Certaines victimes étaient mineures au moment des faits. Sophie Moreau, dont le père était un ami de Rozon, relate qu'elle a été victime de harcèlement verbal alors qu'elle avait à peine 15 ans, en 1988. De son côté, l'actrice Salomé Corbeau raconte avoir subi des attouchements sexuels en plein party de fin de festival, alors qu'elle n'avait que 14 ans, et que personne sur place n'a réagi.

Dans la chronologie des événements de mercredi, c'est d'abord dans une publication Facebook que Rozon a annoncé qu'il quittait ses fonctions à Juste pour rire. « Ébranlé par les allégations me concernant, je souhaite consacrer tout mon temps à faire le point. » Il abandonne du même coup son rôle de commissaire aux célébrations du 375e de Montréal et la vice-présidence de la Chambre de commerce du Montréal Métropolitain.

On a appris mercredi soir que le Service de police de Montréal (SPVM) a ouvert une enquête sur Rozon. Selon une plainte déposée dans l'après-midi, il aurait commis une agression sexuelle à Paris en 1994.

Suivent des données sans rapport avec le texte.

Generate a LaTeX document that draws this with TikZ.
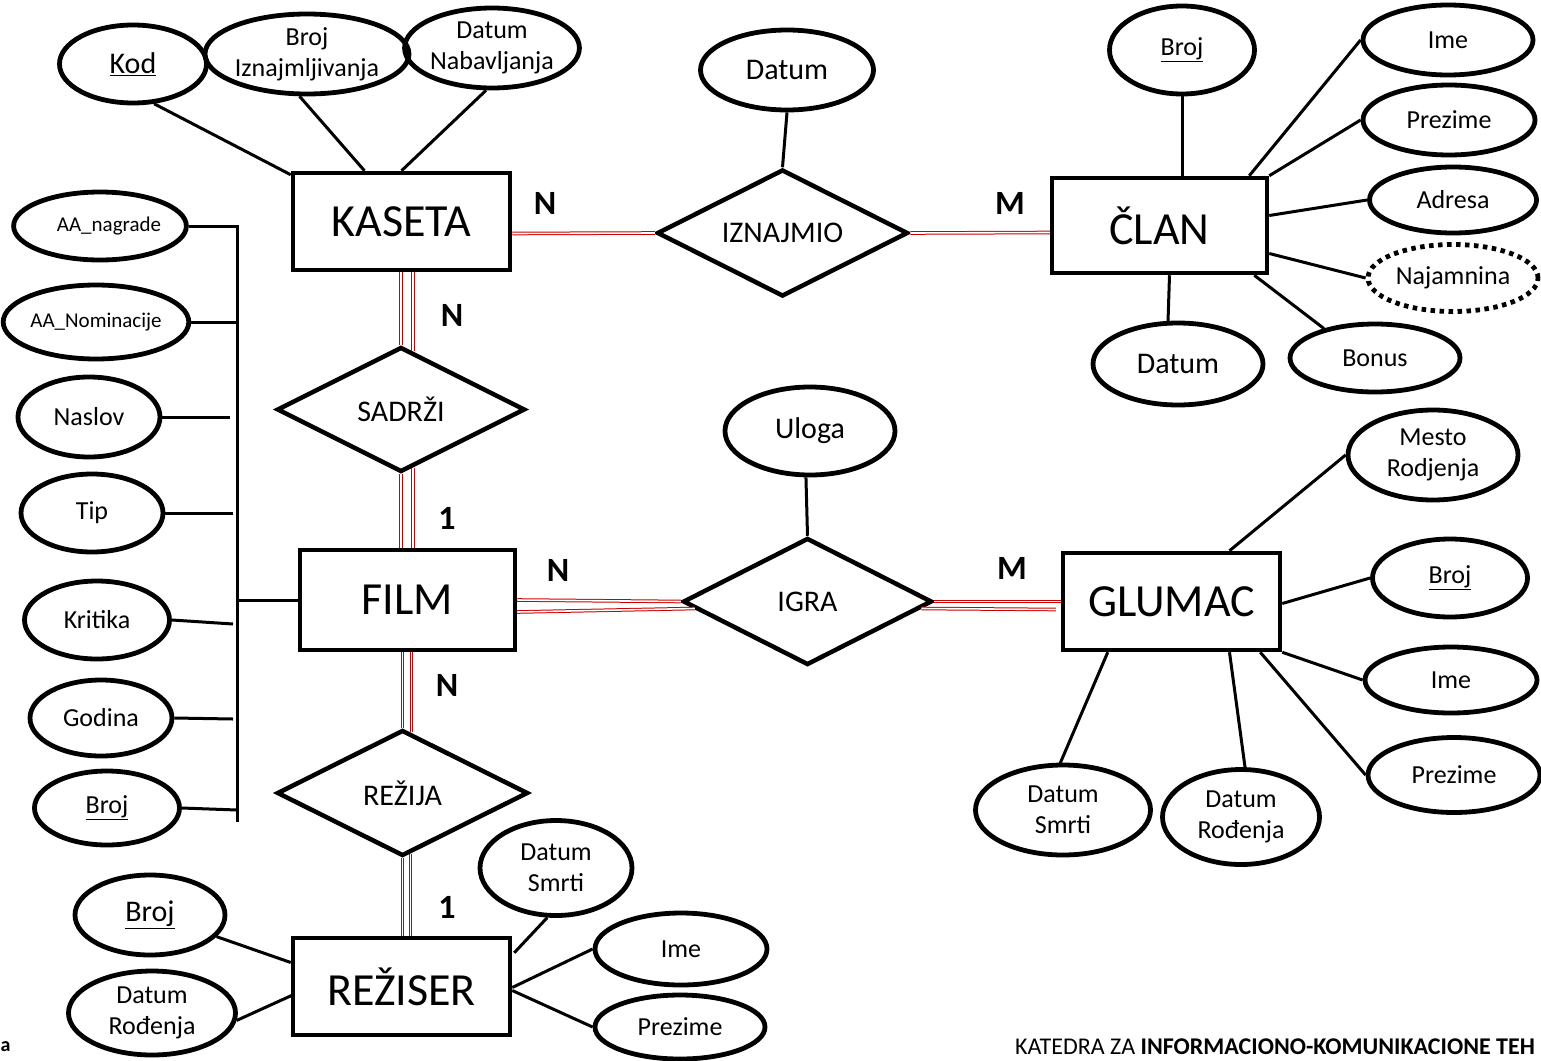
\documentclass[tikz,border=0pt]{standalone}
\usepackage{fontspec}
\setmainfont{Carlito}
\usetikzlibrary{shapes.geometric,calc}
\begin{document}
\begin{tikzpicture}[x=1pt,y=-1pt,
  ent/.style={draw, line width=4.5pt, minimum width=217, minimum height=97, inner sep=0pt, font=\fontsize{46}{50}\selectfont},
  rel/.style={draw, diamond, aspect=2, line width=4.5pt, inner sep=0pt, font=\fontsize{30}{34}\selectfont},
  attr/.style={draw, ellipse, line width=4.8pt, inner sep=0pt, align=center, font=\fontsize{26}{31}\selectfont},
  big/.style={font=\fontsize{30}{34}\selectfont},
  small/.style={font=\fontsize{21}{25}\selectfont},
  conn/.style={line width=3pt},
  rline/.style={draw=red!80!black, double=white, line width=1pt, double distance=1.6pt},
  card/.style={font=\fontsize{34}{38}\selectfont\bfseries},
  sz/.style 2 args={minimum width=#1, minimum height=#2}
]
\useasboundingbox (0,0) rectangle (1541,1060);

% entities
\node[ent] (kaseta) at (401.5,221.5) {KASETA};
\node[ent, sz={215}{95}] (clan) at (1159.5,225.5) {ČLAN};
\node[ent, sz={215}{100}] (film) at (407.5,600) {FILM};
\node[ent] (glumac) at (1171.5,601.5) {GLUMAC};
\node[ent] (rezser) at (401.5,986.5) {REŽISER};

% relationships
\node[rel, sz={251}{127}] (iznajmio) at (782.5,233) {IZNAJMIO};
\node[rel, sz={248}{125}] (sadrzi) at (401,409.5) {SADRŽI};
\node[rel, sz={249}{127}] (igra) at (807.5,601.5) {IGRA};
\node[rel, sz={251}{126}] (rezija) at (402.5,793) {REŽIJA};

% KASETA attributes
\node[attr, big, sz={147}{78}] (kod) at (133,64) {\underline{Kod}};
\node[attr, sz={170}{80}] (brojizn) at (307,54) {Broj\\Iznajmljivanja};
\node[attr, sz={170}{80}] (datumnab) at (492,48) {Datum\\Nabavljanja};
% IZNAJMIO attribute
\node[attr, big, sz={173}{80}] (izdatum) at (787,70) {Datum};
% CLAN attributes
\node[attr, sz={145}{88}] (cbroj) at (1182,50) {\underline{Broj}};
\node[attr, sz={170}{70}] (cime) at (1448,40) {Ime};
\node[attr, sz={172}{70}] (cprez) at (1449,120) {Prezime};
\node[attr, sz={167}{66}] (cadr) at (1453,200) {Adresa};
\node[attr, sz={170}{67}, dash pattern=on 4.5pt off 4.5pt] (cnaj) at (1453,278) {Najamnina};
\node[attr, sz={170}{68}] (cbon) at (1375,358) {Bonus};
\node[attr, big, sz={170}{82}] (cdat) at (1178,364) {Datum};
% FILM attributes
\node[attr, small, sz={160}{68}] (aan) at (100,226) {\hspace*{18pt}AA\_nagrade};
\node[attr, small, sz={175}{74}] (aanom) at (96,322) {AA\_Nominacije};
\node[attr, sz={142}{80}] (naslov) at (89,417) {Naslov};
\node[attr, sz={142}{78}] (tip) at (92,513) {Tip};
\node[attr, sz={145}{78}] (kritika) at (97,620) {Kritika};
\node[attr, sz={142}{76}] (godina) at (101,718) {Godina};
\node[attr, sz={145}{74}] (fbroj) at (107,808) {\underline{Broj}};
% IGRA attribute
\node[attr, big, sz={170}{88}] (uloga) at (810,431) {Uloga};
% GLUMAC attributes
\node[attr, sz={170}{90}] (mesto) at (1433,455) {Mesto\\Rodjenja};
\node[attr, sz={155}{78}] (gbroj) at (1450,578) {\underline{Broj}};
\node[attr, sz={172}{66}] (gime) at (1451,680) {Ime};
\node[attr, sz={172}{75}] (gprez) at (1454,775) {Prezime};
\node[attr, sz={157}{95}] (gdrod) at (1241,817) {Datum\\Rođenja};
\node[attr, sz={175}{90}] (gdsm) at (1063,810) {Datum\\Smrti};
% REZISER attributes
\node[attr, big, sz={150}{80}] (rbroj) at (150,915) {\underline{Broj}};
\node[attr, sz={167}{84}] (rdrod) at (152,1013) {Datum\\Rođenja};
\node[attr, sz={152}{95}] (rdsm) at (556,868) {Datum\\Smrti};
\node[attr, sz={172}{72}] (rime) at (681,949) {Ime};
\node[attr, sz={170}{64}] (rprez) at (680,1027) {Prezime};

% attribute connectors
\draw[conn] (kod.-62) -- ($(kaseta.north west)+(0,4)$);
\draw[conn] (brojizn.-100) -- ($(kaseta.north)+(-37,0)$);
\draw[conn] (datumnab.-98) -- ($(kaseta.north)+(0,0)$);
\draw[conn] (izdatum.south) -- (iznajmio.north);

\draw[conn] (cbroj.south) -- (cbroj.south |- clan.north);
\draw[conn] (cime.west) -- ($(clan.north east)+(-20,0)$);
\draw[conn] (cprez.west) -- (clan.north east);
\draw[conn] (cadr.west) -- ($(clan.east)+(0,-10)$);
\draw[conn] ($(clan.east)+(0,28)$) -- (cnaj.west);
\draw[conn] ($(clan.south east)+(-15,0)$) -- (cbon.150);
\draw[conn] ($(clan.south)+(10,0)$) -- ($(cdat.north)+(-10,1)$);

\coordinate (busT) at (237,226);
\coordinate (busB) at (237,822);
\draw[conn] (aan.east) -| (busB);
\draw[conn] (aanom.east) -- (aanom.east -| busT);
\draw[conn] (naslov.east) -- ($(naslov.east -| busT)+(-7,0)$);
\draw[conn] (tip.east) -- ($(tip.east -| busT)+(-4,0)$);
\draw[conn] (kritika.east) -- ($(kritika.east -| busT)+(-4,4)$);
\draw[conn] (godina.east) -- ($(godina.east -| busT)+(-4,1)$);
\draw[conn] (fbroj.east) -- ($(fbroj.east -| busT)+(0,2)$);
\draw[conn] (film.west) -- (film.west -| busT);

\draw[conn] (uloga.-95) -- (igra.north);

\draw[conn] (mesto.west) -- ($(glumac.north)+(58,0)$);
\draw[conn] (gbroj.west) -- ($(glumac.east)+(0,2)$);
\draw[conn] (gime.west) -- (glumac.south east);
\draw[conn] (gprez.west) -- ($(glumac.south east)+(-22,0)$);
\draw[conn] ($(glumac.south)+(58,0)$) -- ($(gdrod.north)+(4,0)$);
\draw[conn] ($(glumac.south west)+(47,0)$) -- ($(gdsm.north)+(-3,1)$);

\draw[conn] (rbroj.-18) -- ($(rezser.west)+(0,-24)$);
\draw[conn] (rdrod.-5) -- ($(rezser.west)+(3,8)$);
\draw[conn] (rdsm.-100) -- ($(rezser.north east)+(2,17)$);
\draw[conn] (rime.west) -- ($(rezser.east)+(0,1)$);
\draw[conn] (rprez.west) -- ($(rezser.east)+(0,4)$);

% relationship connectors (red double lines)
\draw[rline] ($(kaseta.east)+(0,12)$) -- (iznajmio.west);
\draw[rline] (iznajmio.east) -- ($(clan.west)+(0,7)$);

\draw[rline] (sadrzi.north |- kaseta.south) -- (sadrzi.north);
\draw[rline] ($(sadrzi.north |- kaseta.south)+(12,0)$) -- ($(sadrzi.north)+(12,6)$);
\draw[rline] (sadrzi.south) -- (sadrzi.south |- film.north);
\draw[rline] ($(sadrzi.south)+(12,-6)$) -- ($(sadrzi.south |- film.north)+(12,0)$);

\draw[rline] (rezija.north |- film.south) -- (rezija.north);
\draw[rline] ($(rezija.north |- film.south)+(9,0)$) -- ($(rezija.north)+(9,4.5)$);
\draw[rline] (rezija.south) -- (rezija.south |- rezser.north);
\draw[rline] ($(rezija.south)+(8,-4)$) -- ($(rezija.south |- rezser.north)+(8,0)$);

\draw[rline] (film.east) -- (igra.west);
\draw[rline] ($(film.east)+(0,12)$) -- ($(igra.west)+(14,7)$);
\draw[rline] (igra.east) -- (glumac.west);
\draw[rline] ($(igra.east)+(-13,7)$) -- ($(glumac.west)+(-5,8)$);

% cardinalities
\node[card] (c1) at (545,203) {N};
\node[card] (c2) at (1010,203) {M};
\node[card] (c3) at (452,315) {N};
\node[card] (c4) at (447,518) {1};
\node[card] (c5) at (558,570) {N};
\node[card] (c6) at (1012,568) {M};
\node[card] (c7) at (447,685) {N};
\node[card] (c8) at (447,907) {1};

% footer
\node[anchor=west, inner sep=0pt, font=\fontsize{24}{28}\selectfont] (footer) at (1015,1047) {KATEDRA ZA \textbf{INFORMACIONO-KOMUNIKACIONE TEH}};
\node[anchor=west, inner sep=0pt, font=\fontsize{20}{24}\selectfont\bfseries] (cut) at (0.5,1047) {a};
\end{tikzpicture}
\end{document}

Avant que le scandale éclate au grand jour, La Presse avait contacté Rozon lundi, puisque Geneviève Allard avait partagé sur Facebook une photo de l'homme d'affaires avec le #metoo. Gilbert Rozon avait complètement démenti les accusations de viol et disait être la victime dans cette affaire. L'homme a fait pression pour que la publication soit retirée.